Dediklerimin doğruluğunu teyit için kitapyurduna gir ve popüler şiir kitapları dışında basılan şiir kitaplarını incele. Tanıtım yazılarının altında kitapyurdun da kaç kitap satıldığı yazar. Hem 15-20-40 gibi sayılar görürsün. Ha diceksin ki neden sadece kitapyurdu çünkü orası bu işin tekelidir. Eğer kitabın orada satılmazsa başka yerde hiç satılmaz.


Söylediklerinize katılıyorum, taa ki kitapyurdu kısmına kadar. :) Kitap kapağı, dizgi ve mizanpaj işi yapıyorum.
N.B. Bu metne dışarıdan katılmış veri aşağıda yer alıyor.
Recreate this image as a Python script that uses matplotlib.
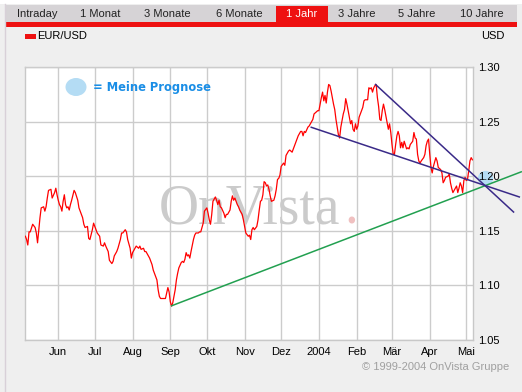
import numpy as np
import matplotlib.pyplot as plt
import matplotlib.dates as mdates
from matplotlib.patches import Rectangle, Ellipse

# EUR/USD, calendar days after 2003-05-05
start = np.datetime64("2003-05-05")
day_offsets = [
    0, 1, 2, 3, 4, 6, 8, 9, 10, 12, 13, 15, 16, 17, 18, 19, 21, 22, 24, 25,
    26, 27, 28, 29, 30, 31, 32, 33, 34, 35, 36, 37, 38, 40, 41, 43, 44, 45, 47, 48,
    49, 51, 52, 53, 55, 56, 57, 59, 61, 62, 64, 65, 66, 68, 69, 71, 72, 73, 75, 76,
    78, 79, 80, 82, 83, 84, 86, 87, 88, 90, 91, 93, 94, 95, 97, 98, 99, 101, 102, 104,
    105, 106, 108, 109, 110, 111, 113, 115, 116, 117, 118, 119, 120, 121, 122, 123, 124, 125, 126, 128,
    129, 130, 131, 132, 133, 134, 135, 136, 138, 139, 140, 142, 143, 144, 146, 147, 149, 150, 151, 152,
    153, 154, 156, 157, 158, 159, 160, 161, 163, 164, 165, 166, 168, 169, 170, 171, 172, 174, 175, 176,
    178, 179, 180, 181, 183, 184, 185, 186, 187, 188, 190, 191, 192, 193, 194, 195, 196, 197, 198, 199,
    200, 201, 202, 204, 205, 206, 207, 208, 209, 210, 212, 213, 214, 216, 217, 218, 219, 221, 222, 223,
    224, 226, 227, 228, 229, 230, 232, 233, 234, 236, 237, 238, 240, 241, 242, 243, 244, 245, 246, 247,
    248, 249, 250, 251, 252, 253, 254, 255, 256, 257, 258, 259, 260, 261, 262, 263, 264, 265, 266, 267,
    268, 269, 270, 271, 272, 273, 274, 276, 277, 278, 279, 281, 282, 283, 284, 285, 286, 287, 288, 289,
    290, 291, 292, 293, 294, 295, 296, 297, 298, 299, 300, 301, 302, 303, 304, 305, 306, 307, 308, 309,
    310, 311, 313, 314, 315, 316, 318, 319, 320, 321, 322, 323, 324, 325, 327, 328, 329, 330, 331, 332,
    333, 334, 335, 337, 338, 339, 341, 342, 343, 344, 345, 347, 348, 349, 350, 351, 352, 354, 355, 356,
    357, 358, 359, 360, 361, 362, 363, 364, 365, 366, 367,
]
eur_usd = [
    1.145, 1.142, 1.137, 1.149, 1.149, 1.156, 1.153, 1.148, 1.139, 1.162,
    1.171, 1.172, 1.168, 1.172, 1.180, 1.187, 1.188, 1.180, 1.185, 1.189,
    1.183, 1.178, 1.174, 1.172, 1.168, 1.177, 1.183, 1.174, 1.171, 1.172,
    1.169, 1.174, 1.178, 1.187, 1.185, 1.178, 1.171, 1.168, 1.162, 1.156,
    1.153, 1.154, 1.143, 1.142, 1.151, 1.157, 1.154, 1.148, 1.145, 1.137,
    1.136, 1.139, 1.136, 1.131, 1.123, 1.120, 1.122, 1.127, 1.131, 1.134,
    1.142, 1.148, 1.148, 1.151, 1.149, 1.142, 1.134, 1.125, 1.130, 1.134,
    1.136, 1.134, 1.136, 1.133, 1.134, 1.131, 1.131, 1.127, 1.125, 1.119,
    1.114, 1.111, 1.105, 1.096, 1.090, 1.088, 1.088, 1.088, 1.093, 1.098,
    1.094, 1.085, 1.081, 1.084, 1.090, 1.096, 1.105, 1.111, 1.116, 1.121,
    1.122, 1.121, 1.124, 1.130, 1.127, 1.128, 1.125, 1.131, 1.142, 1.146,
    1.148, 1.148, 1.149, 1.149, 1.157, 1.168, 1.171, 1.166, 1.160, 1.156,
    1.165, 1.177, 1.181, 1.178, 1.174, 1.178, 1.172, 1.171, 1.166, 1.162,
    1.165, 1.165, 1.169, 1.177, 1.182, 1.178, 1.180, 1.174, 1.172, 1.169,
    1.165, 1.160, 1.154, 1.148, 1.145, 1.146, 1.142, 1.151, 1.153, 1.151,
    1.154, 1.160, 1.169, 1.177, 1.178, 1.183, 1.195, 1.194, 1.191, 1.192,
    1.188, 1.182, 1.177, 1.178, 1.182, 1.188, 1.197, 1.198, 1.201, 1.209,
    1.212, 1.210, 1.219, 1.223, 1.224, 1.223, 1.222, 1.228, 1.231, 1.234,
    1.237, 1.241, 1.241, 1.237, 1.241, 1.240, 1.245, 1.246, 1.248, 1.252,
    1.257, 1.258, 1.260, 1.260, 1.266, 1.272, 1.277, 1.269, 1.274, 1.267,
    1.277, 1.284, 1.283, 1.278, 1.272, 1.266, 1.261, 1.252, 1.245, 1.238,
    1.235, 1.245, 1.251, 1.257, 1.261, 1.271, 1.266, 1.260, 1.254, 1.248,
    1.251, 1.243, 1.241, 1.248, 1.243, 1.246, 1.254, 1.260, 1.263, 1.269,
    1.270, 1.270, 1.281, 1.280, 1.281, 1.277, 1.281, 1.283, 1.284, 1.272,
    1.264, 1.252, 1.251, 1.260, 1.266, 1.261, 1.255, 1.249, 1.243, 1.248,
    1.240, 1.229, 1.220, 1.220, 1.229, 1.237, 1.241, 1.237, 1.226, 1.231,
    1.226, 1.232, 1.225, 1.226, 1.225, 1.229, 1.232, 1.240, 1.235, 1.234,
    1.220, 1.214, 1.212, 1.214, 1.217, 1.220, 1.228, 1.232, 1.234, 1.220,
    1.208, 1.203, 1.209, 1.217, 1.214, 1.208, 1.206, 1.203, 1.194, 1.196,
    1.199, 1.200, 1.202, 1.194, 1.189, 1.185, 1.187, 1.191, 1.185, 1.189,
    1.194, 1.191, 1.185, 1.196, 1.199, 1.196, 1.197, 1.205, 1.214, 1.217,
    1.215,
]

# hand-drawn trend lines (day offset, rate)
support_days = [120.2, 407.1]
support_vals = [1.0814, 1.2040]
upper_days = [287.5, 400.8]
upper_vals = [1.2840, 1.1672]
lower_days = [234.7, 405.5]
lower_vals = [1.2448, 1.1810]
forecast_day = 377.4
forecast_val = 1.1987

month_ticks = ["2003-06-01", "2003-07-01", "2003-08-01", "2003-09-01", "2003-10-01",
               "2003-11-01", "2003-12-01", "2004-01-01", "2004-02-01", "2004-03-01",
               "2004-04-01", "2004-05-01"]
month_labels = ["Jun", "Jul", "Aug", "Sep", "Okt", "Nov", "Dez", "2004", "Feb", "Mär", "Apr", "Mai"]
y_ticks = [1.05, 1.10, 1.15, 1.20, 1.25, 1.30]

tabs = ["Intraday", "1 Monat", "3 Monate", "6 Monate", "1 Jahr", "3 Jahre", "5 Jahre", "10 Jahre"]
tab_x = [37, 100, 167, 239, 302, 357, 417, 482]
active_tab = "1 Jahr"

W, H = 522, 392
FONT = "Liberation Sans"


def px(x, y):
    return x / W, 1 - y / H


fig = plt.figure(figsize=(W / 100, H / 100), dpi=100, facecolor="#efefef")

# header: white strip, tab bar, red rule
fig.add_artist(Rectangle(px(0, 4), 1, 4 / H, transform=fig.transFigure, color="white", lw=0))
fig.add_artist(Rectangle(px(5, 22), 512 / W, 17 / H, transform=fig.transFigure,
                         color="#d6d3d6", lw=0))
fig.add_artist(Rectangle(px(276, 22), 52 / W, 16 / H, transform=fig.transFigure,
                         color="#ee1111", lw=0))
fig.add_artist(Rectangle(px(5, 27), 512 / W, 5 / H, transform=fig.transFigure,
                         color="#ee1111", lw=0))
fig.add_artist(plt.Line2D([4.5 / W, 4.5 / W], [0, 1 - 4 / H], transform=fig.transFigure,
                          color="#d8d0d8", lw=1))
for name, x in zip(tabs, tab_x):
    fig.text(*px(x, 14), name, ha="center", va="center", fontsize=8, family=FONT,
             color="white" if name == active_tab else "#222222")

fig.add_artist(Rectangle(px(25, 38.5), 10.5 / W, 5 / H, transform=fig.transFigure,
                         color="#ee1111", lw=0))
fig.text(*px(37, 36), "EUR/USD", ha="left", va="center", fontsize=8, family=FONT)
fig.text(*px(505, 36), "USD", ha="right", va="center", fontsize=8, family=FONT)
fig.text(*px(509, 367), "© 1999-2004 OnVista Gruppe", ha="right", va="center",
         fontsize=8, family=FONT, color="#a0a0a0")

ax = fig.add_axes([25 / W, 1 - 340 / H, 448 / W, 273 / H])
ax.set_facecolor("white")

x0 = mdates.date2num(start)
dates = x0 + np.array(day_offsets, dtype=float)

ax.plot(dates, eur_usd, color="#ff0000", lw=0.9, zorder=3)
ax.plot(x0 + np.array(support_days), support_vals, color="#22a050", lw=1.1,
        zorder=4, clip_on=False)
ax.plot(x0 + np.array(upper_days), upper_vals, color="#3a2a88", lw=1.1,
        zorder=4, clip_on=False)
ax.plot(x0 + np.array(lower_days), lower_vals, color="#3a2a88", lw=1.1,
        zorder=4, clip_on=False)
ax.plot([x0 + forecast_day], [forecast_val], "o", ms=11, color="#b4dcf4",
        mec="none", zorder=2.6, clip_on=False)

# watermark
ax.text(*px(159, 223), "OnVista", transform=fig.transFigure, fontsize=40,
        family="Liberation Serif", color="#cbcbcb", va="baseline", ha="left", zorder=1)
ax.text(*px(344, 223), ".", transform=fig.transFigure, fontsize=40,
        family="Liberation Serif", color="#f0c0c0", va="baseline", ha="left", zorder=1)

# legend for the forecast point
ax.add_patch(Ellipse(px(76, 87), 21 / W, 18 / H, transform=fig.transFigure,
                     color="#b4dcf4", lw=0, zorder=5))
ax.text(*px(93, 88), "= Meine Prognose", transform=fig.transFigure, fontsize=8.3,
        fontweight="bold", family="DejaVu Sans", color="#1a8ee6", va="center",
        ha="left", zorder=5)

ax.set_xlim(x0 - 0.3, x0 + 367.5)
ax.set_ylim(1.05, 1.30)
ax.set_xticks([mdates.date2num(np.datetime64(d)) for d in month_ticks])
ax.set_xticklabels(month_labels)
ax.set_yticks(y_ticks)
ax.set_yticklabels([f"{v:.2f}" for v in y_ticks])
ax.yaxis.tick_right()
ax.tick_params(length=0, labelsize=8)
ax.tick_params(axis="y", pad=3.5)
ax.tick_params(axis="x", pad=5)
for lab in ax.get_xticklabels() + ax.get_yticklabels():
    lab.set_family(FONT)
ax.grid(True, color="#cccccc", lw=1.0)
ax.set_axisbelow(True)
# horizontal grid under the price line, y labels over the forecast dot
ax.yaxis.set_zorder(2.8)
for sp in ax.spines.values():
    sp.set_color("#c8c8c8")
    sp.set_linewidth(1.0)

fig.savefig("out.png", dpi=100, facecolor=fig.get_facecolor())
Birkaç yayıneviyle sürekli iletişim halinde olmakla birlikte, birkaç yıl önce deneme türünde kitap çıkartmıştım.

İlk olarak konuyu açan arkadaşa şöyle bir tavsiyede bulunayım; yayıncılık sektörünü domine eden yayınevlerinden herhangi bir tanesinden kitabını çıkartman için ya fenomen olman, çok takipçinin olması gerek ya da çok iyi bir edebiyatının olması gerek. Şayet üslubun, anlatımın ve dil bilgin en üst düzey olsa bile gönderdiğin maili ya da kargoyu incelemeleri 2025 yılını bulabilir.

Dolar kuru üzerinden alınan kağıt ile birlikte yayıncılar kitap basmaktan korkar oldu. Çoğu matbaa, yayınevleri vadeli çalıştığı için kitap basmaz duruma geldi. Bu da özellikle butik ve küçük çaplı yayınevleri için bir intihar eşiği yarattı.

NetBilim 'in yazısında bahsettiği "ücreti ödeyerek kitabı çıkartma" konusuna gelecek olursam; son 1 yılın fiyatlarını bilmiyorum ama 96 sayfalık, karton kapak bir kitap 1000 adet için 2017 yılı baskı maliyeti 2500+KDV düzeyindeydi. Bu rakamın üzerine de yayınevleri tarafından en az 750 TL'lik bir rakam ekleniyor. Bu da toplam rakamın 3700-3800 Türk Lirası düzeyine tekabül etmesine ortam yaratıyor. Diyelim ki kitabın da 10-TL üzerinden satılacak. Bu 10-TL'nin 5-TL'sini direk dağıtımcı alıyor. Yayınevi de sözleşmene göre yüzde 10 ile 15 aralığında sana bir komisyon ödemesi yapıyor. Yani kitap başı senin kazancın 1 ila 1.5 TL aralığında oluyor. Bu para da Mayıs - Haziran ve Aralık - Ocak aylarında olmak üzere 6 ayda bir olacak şekilde yazarlara ödeniyor. 1000 adet kitabın tamamından cebine girecek en iyi para 1500 Türk Lirası oluyor. Ki bu maliyetin içerisinde sadece baskı var, reklam maliyetleri işin içerisine girmedi bile.

Uzun lafın kısası olmaz ama; yeni bir yazarın kitabının 1000 adet satması çok zor. "Genç yazar" terimi ülkemizdeki seviyesiz ve niteliksiz yayınevleri tarafından sömürüldüğü için artık bu pazarlama tekniği de tutmuyor. Reklama harcadığın para da belirli bir miktarın üzerinde değilse; yani İstanbul'da Metro duraklarına, otobüslere, dolmuşlara giydirme yapamayacaksan, sokakları afişlerle donatamayacaksan; online olarak yapılan reklamın yüzde 90'ı da boşa gidiyor. Artık hiçkimse tanımadığı bir yazarın kitabını sırf Twitter'da, Instagram'da ya da Google Ads reklamlarında gördü diye almıyor.

Piyasayı domine eden ise KitapYurdu'ndan ziyade D&R oluyor genelde. Ücretli manipülasyonlarla raflarını donattığı için çoğu internet sitesi ve kurum da bu düzene ayak uyduruyor.